Let $\varepsilon>0$, $f\in L^p(\mathbb{R})$ ($1\le p\le \infty$). Opeator $T$ is defined as $$ Tf(x)=\int_{|x-y|>1}\frac{f(y)}{|x-y|^{n+\varepsilon}}\,\mathrm{d}y. $$ Show that $T$ is a weak $(1,1)$-opeator and $\color{red}{(p,q)}$-opeator.
Weak $(p,q)$-opeator: Let $1\le p,q\le \infty$, $\mathscr{F}$ be the space of measurable functions on $\mathbb{R}^n$. $T$ is an opeator from $L^p(\mathbb{R}^n)$ to $\mathscr{F}$, and $T$ satisfies:
(i) $\sup_{\alpha>0}\alpha\cdot|\{x\in\mathbb{R}^n: |T(f(x))|>\alpha\}|^{\frac{1}{q}}\le C \lVert f \rVert_p, 1\le q< \infty$;
(ii) $\lVert T(f)\rVert_q\le C\lVert f \rVert_p, q=\infty$.
$(p,q)$-opeator: Let $T$ be an opeator from $L^p(\mathbb{R}^n)$ to $L^q(\mathbb{R}^n)$, $1\le p, q\le \infty$. $T$ is a $(p,q)$-opeator if there exists a constant $C>0$, such that for every $f\in L^p(\mathbb{R}^n)$, $\lVert T(f) \rVert _q\le C\lVert f \rVert_p$.
Since $(p,q)$-opeator is always weak $(p,q)$-opeator, we only need to show that $T$ is a $(p,q)$-opeator, i.e. there exists a constant $C>0$, such that for every $f\in L^p(\mathbb{R})$, we have $$ \left(\int_{\mathbb{R}}\left|\int_{|x-y|>1}\frac{f(y)}{|x-y|^{n+\varepsilon}}\,\mathrm{d}y\right|^q \mathrm{d}x\right)^{\frac{1}{q}}\le C\left(\int_{\mathbb{R}}|f(x)|^p\,\mathrm{d}x\right)^{\frac{1}{p}}, 1\le q \le \infty. $$ Could you please help me? Thank you!
Edit: Show that $T$ is a weak $(1,1)$-opeator and $(p,q)$-opeator. $\Longrightarrow$ Show that $T$ is a weak $(1,1)$-opeator and $(p,p)$-opeator.
Let $k(x)=\chi_{\{|x|>1\}}|x|^{-n-\varepsilon}$, $x\in \mathbb{R}^n$. We first show that $k(x)$ is in $L^1(\mathbb{R}^n)$.

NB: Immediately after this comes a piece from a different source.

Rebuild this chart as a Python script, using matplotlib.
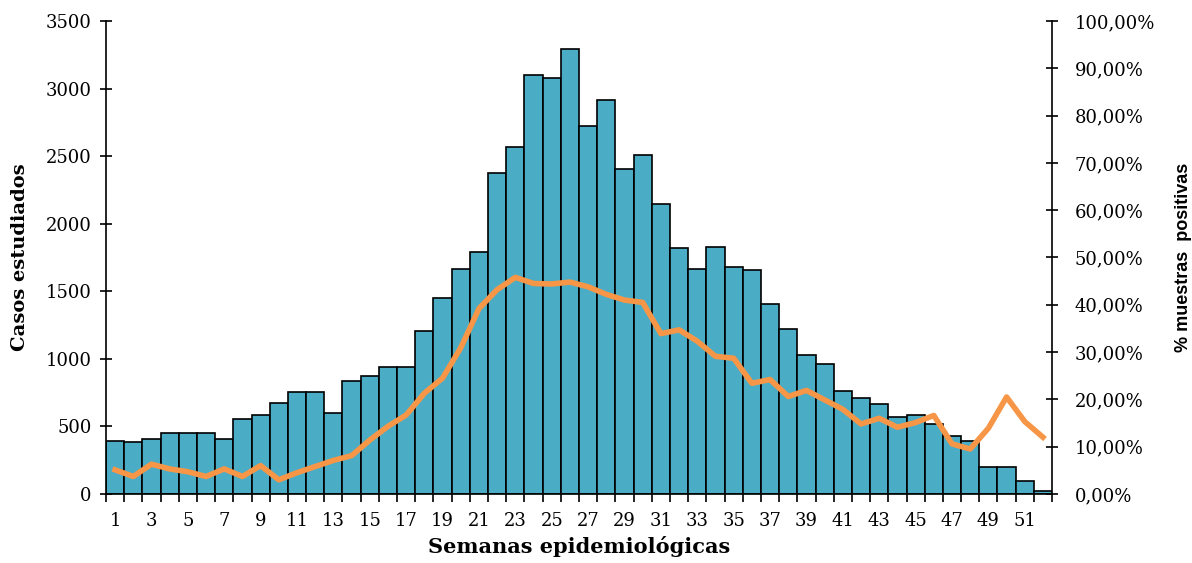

Consider $$ \psi(x)=\sup_{|y|\ge|x|}|k(y)|= \begin{cases} 1,& |x|<1;\\ k\left( x \right),& |x|\ge 1.\\ \end{cases} $$ Then $$ \int_{\mathbb{R}^n}\psi(x)\,\mathrm{d}x=\int_{|x|<1}1\,\mathrm{d}x+\int_{|x|\ge 1}k(x)\,\mathrm{d}x=1+\int_{|x|\ge 1}\frac{\mathrm{d}x}{|x|^{n+\varepsilon}}\stackrel{{?}}{<}\infty \color{red}{\text{ (problem)}} $$ So $\psi(x)\in L^1(\mathbb{R}^n)$. Also $k(x)\in L^1(\mathbb{R}^n)$ since $0\le k(x)\le \psi(x)$.

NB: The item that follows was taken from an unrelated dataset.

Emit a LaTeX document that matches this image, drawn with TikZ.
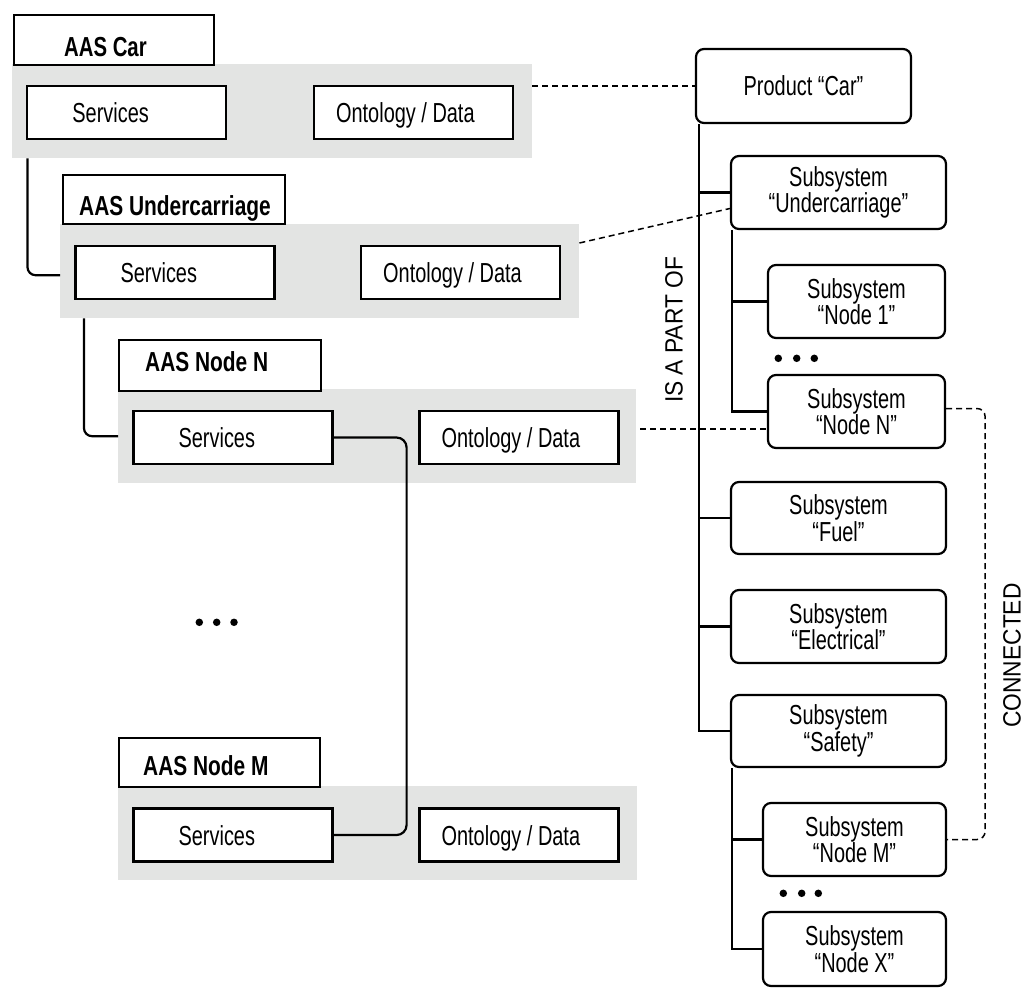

Note that $$ Tf(x)=\int_{|x-y|>1}\frac{f(y)}{|x-y|^{n+\varepsilon}}\,\mathrm{d}y=\int_{\mathbb{R}^n}f(y)k(x-y)\,\mathrm{d}y=(f*k)(x), $$ and $f\in L^p(\mathbb{R}^n)$ $(1\le p \le \infty)$, $k\in L^1(\mathbb{R}^n)$, hence $f*g$ and so $Tf$ is measurable. Then there exists a constant $c_n$ such that $$ \sup_{r>0}|(f*k_r)(x)|\le c_n \parallel\psi\parallel_1 Mf(x), \forall f\in L^p(\mathbb{R}^n), (1\le p\le \infty), $$ where $k_r(x)=\frac{1}{r^n}k(\frac{x}{r})$, $M$ is Hardy-Littlewood operator.
Thus, $$ |Tf(x)|=|(f*g_1)(x)|\le c_n \parallel\psi\parallel_1 Mf(x), \forall f\in L^p(\mathbb{R}^n), (1\le p\le \infty). $$ Since $M$ is weak $(1,1)$-operator and $(p,p)$-operator, so is $T$.
Could you please help me to check and complete this proof? Thanks!